27 May 2014

Catholic Hermits vs Episcopal Solitaries: the Same Thing?

[[Dear Sister Laurel, are the Catholic Hermit and the Episcopal Solitary the same things?]]

What a terrific question!  Until recently I have thought they were the same because the couple of Episcopal solitaries I know use the term hermit in an interchangeable way to indicate the similarity of our lives. More, they live in the same kind of situations most diocesan hermits do with a focus on the silence of solitude, prayer, penance, etc. However, I am now really uncertain that the two things are identical, partly because I don't know the canon which governs the life, and partly because, despite similarities, the word "solitary" and the word "hermit" are different in some ways.

You see, the term hermit means a "desert dweller" and while this implies (or in canon 603 explicitly requires) a solitary life, it also implies much more besides. It is not enough to simply live alone and do as one pleases. That is why canon 603 spells out the requirements of this way of life in terms of stricter withdrawal, assiduous prayer and penance, the silence of solitude, the evangelical counsels, Rule, supervision of Bishop, etc.
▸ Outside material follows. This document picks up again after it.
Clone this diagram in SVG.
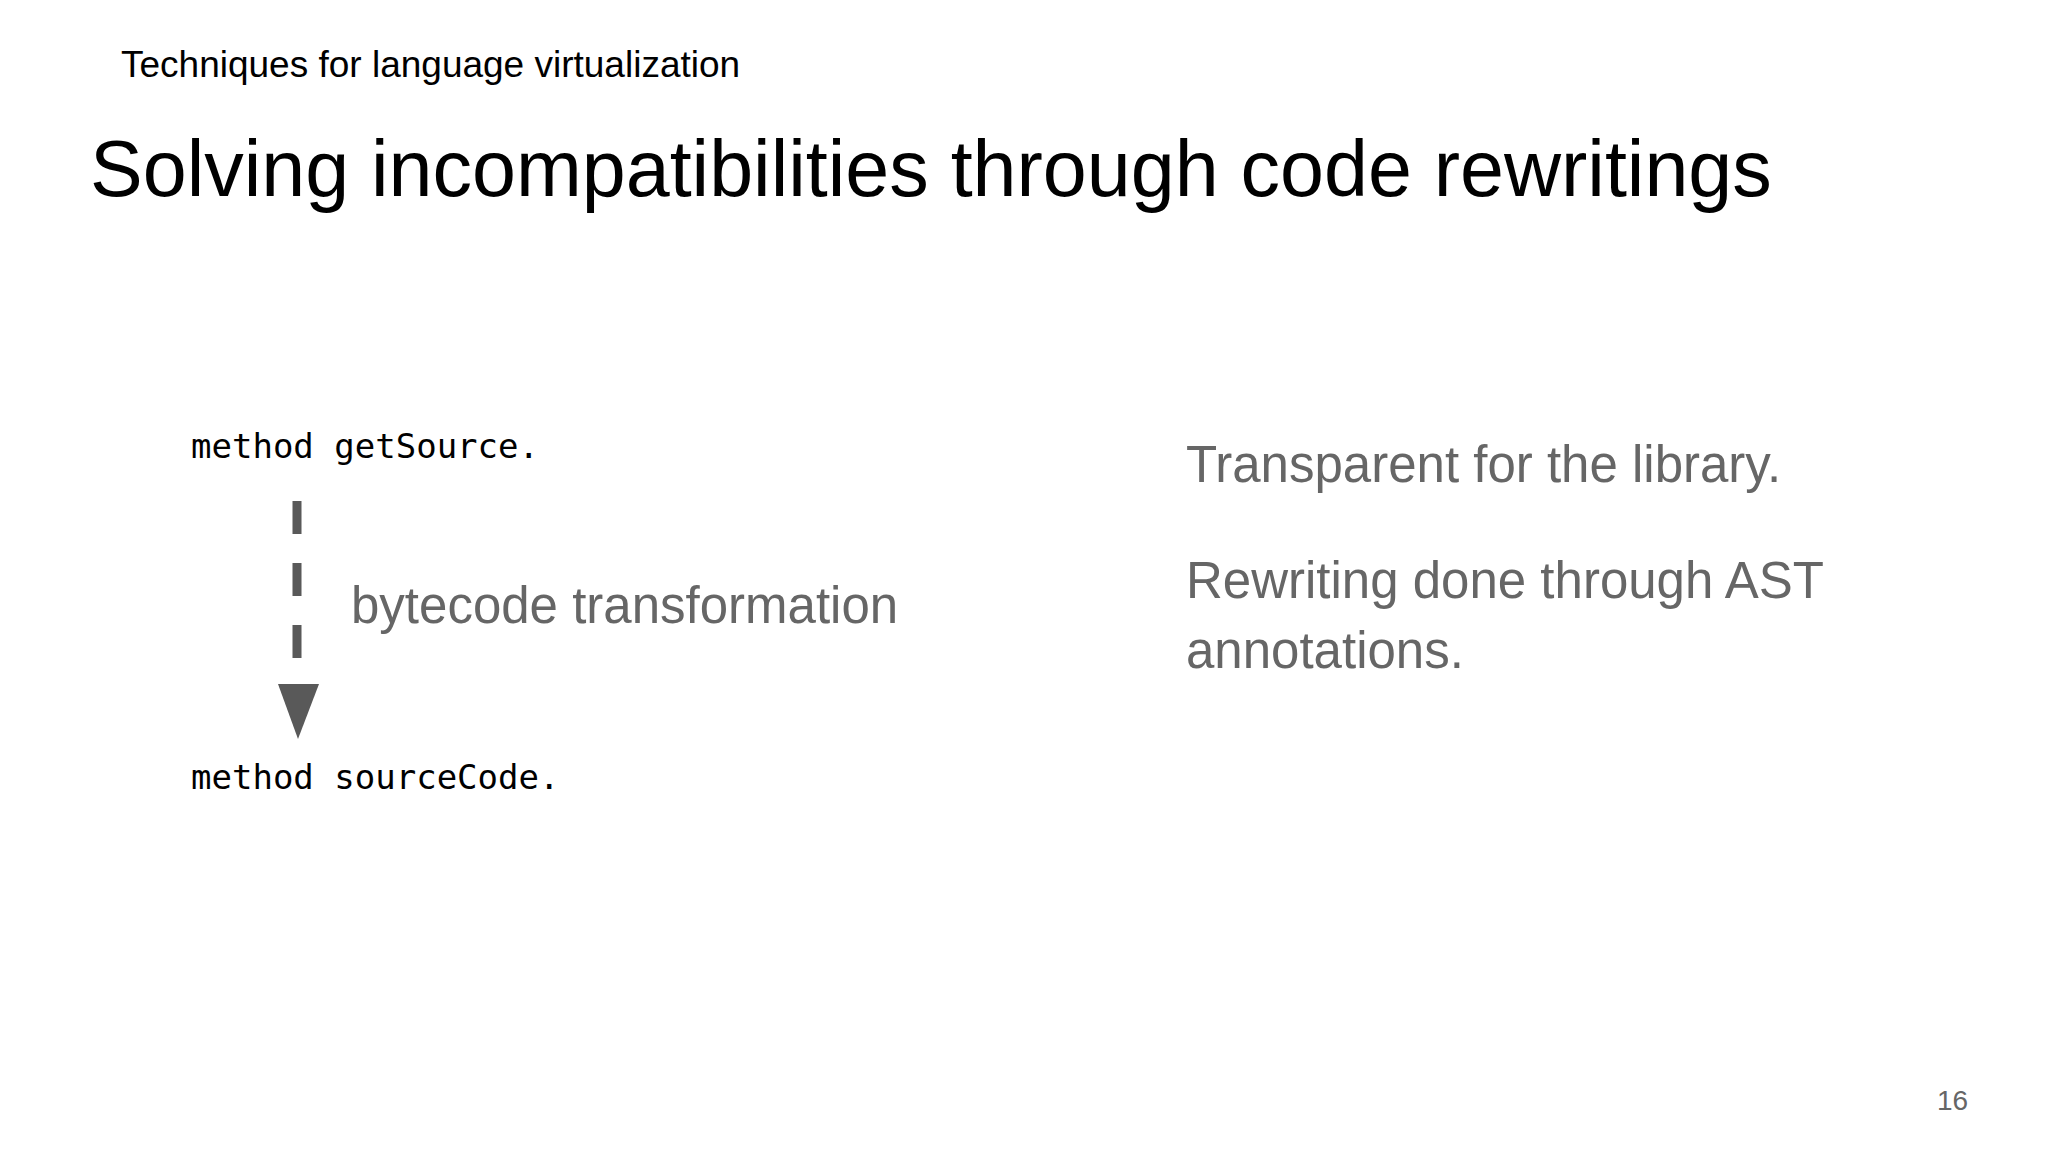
<svg xmlns="http://www.w3.org/2000/svg" width="2048" height="1152" viewBox="0 0 2048 1152">
<style>
.s{font-family:"Liberation Sans",Arial,sans-serif}
.m{font-family:"DejaVu Sans Mono","Liberation Mono",monospace;font-size:34px;fill:#000}
.g{font-family:"Liberation Sans",Arial,sans-serif;font-size:51px;fill:#666}
</style>
<rect width="2048" height="1152" fill="#fff"/>
<text class="s" x="121" y="77" font-size="37" fill="#000">Techniques for language virtualization</text>
<text class="s" x="90" y="196" font-size="79" fill="#000">Solving incompatibilities through code rewritings</text>
<g id="n1"><text class="m" x="191" y="458">method getSource.</text></g>
<g id="n2"><text class="m" x="191" y="789">method sourceCode.</text></g>
<g id="connectors">
<line x1="297" y1="501" x2="297" y2="684" stroke="#595959" stroke-width="9" stroke-dasharray="33,29"/>
<polygon points="278,684 319,684 298,739" fill="#595959"/>
<text class="g" x="351" y="623">bytecode transformation</text>
</g>
<g id="notes">
<text class="g" x="1186" y="482">Transparent for the library.</text>
<text class="g" x="1186" y="598">Rewriting done through AST</text>
<text class="g" x="1186" y="668">annotations.</text>
</g>
<text class="s" x="1937" y="1110" font-size="28" fill="#666">16</text>
</svg>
Neither does canon 603 govern the life of a religious who simply doesn't live in or belong to a religious community but may also live a ministerial or apostolic life. Such a religious might be a "solitary religious" but she would be no hermit. Perhaps it is the case in the Episcopal church that solitary refers more to "solitary religious" and means a religious without a religious congregation than it does to one living "the silence of solitude." I really don't know and until recently had not even considered this might be the case.

One thing this underscores for me is the wisdom of canon 603 and the importance of the non-negotiable elements which qualify and define the solitary life it calls for. Similarly the choice of "the silence of solitude" as the central and (I would argue) charismatic element of the canon rather than simply "silence and solitude" or even just "solitude" becomes much clearer as I consider your question. In any case, again, I don't know the answer to your question and will try to find out for you.

Postscript: I have the answer to your question. I was reading the Rule of Rev Susan Creighton yesterday and discovered that she was professed in the early 2000's as a solitary in the Episcopal Church under a canon (Canon 14) which does indeed cover "exceptional cases" and so, religious or priests who are not part of a community. Thus, she was professed under a canon which does NOT specifically describe, or even require, an eremitical life. Instead the canon is much more general and allows a Bishop to profess someone who really does not fit the usual canonical categories. While Rev Creighton's life closely resembles that of a canon 603 hermit in the Roman Catholic Church (in fact, I believe she has used canon 603 as a guide for her own life in some ways), and while some Episcopal Bishops may require that those they profess also embrace such a desert life, there seems to be no specific canon defining the solitary eremitical life as such within the Episcopal Church. In other words, this canon is used for solitary religious or consecrated persons, but not necessarily for desert dwellers. It is not normative of eremitical life in the same way canon 603 is.